Por Luciane Recieri, para Desacato.info.
Tive um amigo em Porto Alegre que fora vizinho de Quintana. Fiquei com vontade de dizer isso porque a Lígia me mandou um poema ontem já bem tarde ou tarde é que vi e com uma música que eu fazia força pra lembrar porque era a que fazia meu avô chorar e quantas vezes eu vi meu avô chorar tão de perto porque era no seu colo que me punha pra ouvir música (digo isso de chofre, não quero perder a linha) É. Velhos. Quintana era velho e meu amigo de Porto Alegre, dos Andradas 487, dizia que toda manhã ele saía pra comprar algo com uma sacola de listras marrons com bege, essa era a forma dele ser humano. Poetas não são de humanidade completa, era ele tão poeta desde os 14 ou menos, sei lá, ridicularizado no colégio militar porque via formas (e poemas) nas manchas de bolor. Eu vejo poema nas pessoas mesmo que elas não tenham nenhuma reserva de poesia e me perco olhando com olhar apaixonado feito Quintana quando fugia do trabalho pra ver Greta Garbo logo ali, na mesma calçada do jornal. Sim, tem gente que foge da realidade pra ver a Garbo, assim como eu mascaro o desumano pra pensar mais bonito e isso sempre mais dói que alivia – me pensam apaixonada, mas só estou olhando. E me lembro de uma professora do 3° ano primário que era linda e um dia me perguntou “por que eu ficava olhando pra ela com aquela cara de boba” e eu respondi:
– Só porque eu te achava tão bonita… achaVA… tão bonita.

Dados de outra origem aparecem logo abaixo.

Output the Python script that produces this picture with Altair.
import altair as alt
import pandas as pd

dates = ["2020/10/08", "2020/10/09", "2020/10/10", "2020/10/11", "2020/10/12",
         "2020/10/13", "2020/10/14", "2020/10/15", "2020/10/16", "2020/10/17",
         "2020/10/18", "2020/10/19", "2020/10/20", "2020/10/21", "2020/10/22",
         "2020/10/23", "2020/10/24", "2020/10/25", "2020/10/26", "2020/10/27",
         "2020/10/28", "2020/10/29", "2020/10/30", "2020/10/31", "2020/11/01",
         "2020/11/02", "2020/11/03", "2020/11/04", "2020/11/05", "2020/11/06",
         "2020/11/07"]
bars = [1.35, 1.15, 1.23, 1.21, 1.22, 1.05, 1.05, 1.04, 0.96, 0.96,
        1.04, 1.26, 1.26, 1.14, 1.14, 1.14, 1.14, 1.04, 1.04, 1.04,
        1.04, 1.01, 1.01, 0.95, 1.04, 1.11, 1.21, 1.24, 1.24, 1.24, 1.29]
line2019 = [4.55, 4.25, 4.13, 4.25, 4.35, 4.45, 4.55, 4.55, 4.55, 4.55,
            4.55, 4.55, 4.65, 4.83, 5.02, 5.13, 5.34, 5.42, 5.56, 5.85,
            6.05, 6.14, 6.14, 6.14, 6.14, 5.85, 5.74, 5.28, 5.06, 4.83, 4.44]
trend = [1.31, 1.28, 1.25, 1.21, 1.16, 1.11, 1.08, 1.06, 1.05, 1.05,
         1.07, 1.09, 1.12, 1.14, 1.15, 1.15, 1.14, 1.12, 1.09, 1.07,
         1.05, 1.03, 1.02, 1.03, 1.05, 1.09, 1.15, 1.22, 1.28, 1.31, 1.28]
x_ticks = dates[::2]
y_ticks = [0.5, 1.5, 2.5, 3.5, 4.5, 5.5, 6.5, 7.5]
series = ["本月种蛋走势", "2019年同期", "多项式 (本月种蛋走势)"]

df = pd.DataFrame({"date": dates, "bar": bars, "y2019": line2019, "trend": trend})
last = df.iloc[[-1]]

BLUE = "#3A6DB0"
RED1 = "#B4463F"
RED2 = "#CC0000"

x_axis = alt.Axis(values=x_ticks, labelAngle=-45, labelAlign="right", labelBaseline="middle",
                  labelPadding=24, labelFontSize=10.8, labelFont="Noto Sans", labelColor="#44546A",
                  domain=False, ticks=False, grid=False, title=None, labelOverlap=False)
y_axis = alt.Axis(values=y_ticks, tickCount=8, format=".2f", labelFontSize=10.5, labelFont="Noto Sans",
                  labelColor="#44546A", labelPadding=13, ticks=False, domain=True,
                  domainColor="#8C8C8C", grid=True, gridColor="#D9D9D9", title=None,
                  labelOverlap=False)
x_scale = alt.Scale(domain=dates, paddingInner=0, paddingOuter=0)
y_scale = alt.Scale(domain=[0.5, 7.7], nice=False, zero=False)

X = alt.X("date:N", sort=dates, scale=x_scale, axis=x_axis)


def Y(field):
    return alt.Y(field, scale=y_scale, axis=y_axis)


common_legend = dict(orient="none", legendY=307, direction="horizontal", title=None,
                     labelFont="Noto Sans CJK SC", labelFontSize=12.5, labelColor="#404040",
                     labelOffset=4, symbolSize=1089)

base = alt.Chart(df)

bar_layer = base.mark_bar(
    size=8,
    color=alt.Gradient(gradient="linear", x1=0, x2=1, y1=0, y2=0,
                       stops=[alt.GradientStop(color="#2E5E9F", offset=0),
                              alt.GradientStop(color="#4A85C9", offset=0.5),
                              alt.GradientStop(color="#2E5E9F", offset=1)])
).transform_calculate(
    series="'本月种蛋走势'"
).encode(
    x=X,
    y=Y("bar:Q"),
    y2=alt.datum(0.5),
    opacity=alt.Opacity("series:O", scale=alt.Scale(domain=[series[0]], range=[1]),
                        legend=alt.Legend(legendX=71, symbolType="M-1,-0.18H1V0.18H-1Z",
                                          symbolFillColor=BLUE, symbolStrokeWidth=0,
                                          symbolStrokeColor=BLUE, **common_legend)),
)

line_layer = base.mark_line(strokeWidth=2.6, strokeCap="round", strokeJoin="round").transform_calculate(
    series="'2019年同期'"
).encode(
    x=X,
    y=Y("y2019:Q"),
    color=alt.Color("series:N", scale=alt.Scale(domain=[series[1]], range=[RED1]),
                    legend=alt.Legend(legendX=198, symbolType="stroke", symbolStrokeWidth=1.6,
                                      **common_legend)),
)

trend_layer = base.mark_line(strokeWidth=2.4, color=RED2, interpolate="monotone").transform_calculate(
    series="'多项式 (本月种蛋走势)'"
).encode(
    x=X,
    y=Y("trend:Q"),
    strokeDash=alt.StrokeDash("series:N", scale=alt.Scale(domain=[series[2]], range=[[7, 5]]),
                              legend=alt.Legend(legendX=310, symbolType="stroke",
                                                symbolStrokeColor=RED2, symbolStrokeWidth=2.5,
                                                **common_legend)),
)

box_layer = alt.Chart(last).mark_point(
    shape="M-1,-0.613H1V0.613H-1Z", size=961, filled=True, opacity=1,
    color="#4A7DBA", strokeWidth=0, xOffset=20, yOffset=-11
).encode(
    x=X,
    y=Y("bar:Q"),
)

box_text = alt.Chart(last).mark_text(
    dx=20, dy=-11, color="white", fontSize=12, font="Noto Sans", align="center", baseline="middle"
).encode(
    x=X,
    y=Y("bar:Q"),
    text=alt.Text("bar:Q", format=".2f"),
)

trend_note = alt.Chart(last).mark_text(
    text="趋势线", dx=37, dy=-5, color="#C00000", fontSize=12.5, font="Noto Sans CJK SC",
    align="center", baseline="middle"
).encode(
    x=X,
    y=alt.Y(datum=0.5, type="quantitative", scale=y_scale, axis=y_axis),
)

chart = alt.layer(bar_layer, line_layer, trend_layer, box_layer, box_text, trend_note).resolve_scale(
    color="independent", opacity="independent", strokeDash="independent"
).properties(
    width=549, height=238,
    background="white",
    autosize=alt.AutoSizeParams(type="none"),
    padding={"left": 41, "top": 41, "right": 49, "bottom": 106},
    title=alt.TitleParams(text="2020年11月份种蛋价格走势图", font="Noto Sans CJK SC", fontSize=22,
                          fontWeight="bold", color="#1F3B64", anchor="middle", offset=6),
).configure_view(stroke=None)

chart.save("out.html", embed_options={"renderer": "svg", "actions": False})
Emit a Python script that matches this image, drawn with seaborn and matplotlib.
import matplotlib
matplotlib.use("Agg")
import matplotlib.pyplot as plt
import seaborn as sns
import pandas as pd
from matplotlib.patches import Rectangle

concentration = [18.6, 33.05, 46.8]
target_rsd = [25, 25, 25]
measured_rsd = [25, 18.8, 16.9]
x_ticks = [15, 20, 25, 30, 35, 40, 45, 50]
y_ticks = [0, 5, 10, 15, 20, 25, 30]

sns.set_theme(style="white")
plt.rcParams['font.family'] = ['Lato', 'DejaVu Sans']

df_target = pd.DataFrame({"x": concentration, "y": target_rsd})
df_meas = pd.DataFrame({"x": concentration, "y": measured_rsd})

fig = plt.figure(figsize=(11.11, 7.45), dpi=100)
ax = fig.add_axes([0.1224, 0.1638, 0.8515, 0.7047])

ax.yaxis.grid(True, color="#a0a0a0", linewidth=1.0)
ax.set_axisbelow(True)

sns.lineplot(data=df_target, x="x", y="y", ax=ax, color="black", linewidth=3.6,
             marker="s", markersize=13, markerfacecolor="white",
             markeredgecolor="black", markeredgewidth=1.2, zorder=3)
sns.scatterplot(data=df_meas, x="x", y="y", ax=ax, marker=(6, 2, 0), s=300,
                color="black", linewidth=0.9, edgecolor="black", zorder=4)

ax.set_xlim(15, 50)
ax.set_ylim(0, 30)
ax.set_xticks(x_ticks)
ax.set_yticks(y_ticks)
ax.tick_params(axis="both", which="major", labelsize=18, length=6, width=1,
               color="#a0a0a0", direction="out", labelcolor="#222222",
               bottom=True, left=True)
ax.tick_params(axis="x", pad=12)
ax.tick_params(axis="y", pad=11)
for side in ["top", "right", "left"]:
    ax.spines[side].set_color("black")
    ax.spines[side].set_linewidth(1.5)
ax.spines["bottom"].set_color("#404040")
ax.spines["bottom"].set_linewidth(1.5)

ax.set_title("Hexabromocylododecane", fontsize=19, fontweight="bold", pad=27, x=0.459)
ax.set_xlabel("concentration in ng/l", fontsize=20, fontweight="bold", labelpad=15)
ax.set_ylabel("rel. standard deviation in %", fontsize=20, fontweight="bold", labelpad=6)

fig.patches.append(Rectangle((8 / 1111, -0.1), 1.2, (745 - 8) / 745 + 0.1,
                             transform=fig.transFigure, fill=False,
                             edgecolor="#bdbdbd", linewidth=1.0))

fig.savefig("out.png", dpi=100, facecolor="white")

Quintana foi um apaixonado e solitário e fazia da cama, jangada. Era ali que botava o cinzeiro, jornais, livros, blocos de notas e bananas… vai que o Guaíba transborde… vai que meu Paraíba transborde. Teve um ano novo que ele quase transbordou, o meu rio. Lembro que não dormi imaginando a água subindo pela rua Danúbio e pegando a Haus des Spatzen, não que eu tenha medo, não tenho medo de quase nada nesta vida. O que faria com os meus cachorros e minha pata? E com o Zé? (Zé era o peixe que minha vizinha deixava aos meus cuidados pra viajar a Florianópolis ou Salvador, cada ano novo um lugar). Então, digo tudo isso porque estou cansada e pensando nos velhos afetos, nos afetados, nas enxurradas que estão por vir, na coisa engraçada que é os amigos nos adivinharem, na falta de poesia de uns e na tremenda entrega de outros. Sim. Eu te olho não é por nada, paixão, amor exclusivo. Eu te digo que nariz bonito é porque gente me remete à arte. O Caetano já disse isso de outro jeito, mas disse. Imagine, não teria graça nenhuma eu dizer isso à Venus de Milo, não nenhuma graça. É por isso.
Dizem que os poetas são azuis. Tudo mentira também. Eles só querem ser lembrados por algo bonito. Só isso ou pela curiosidade que pro-mo-vem, mesmo que pela sacola que carregam, aliás, te conto: Quintana carregava bananas.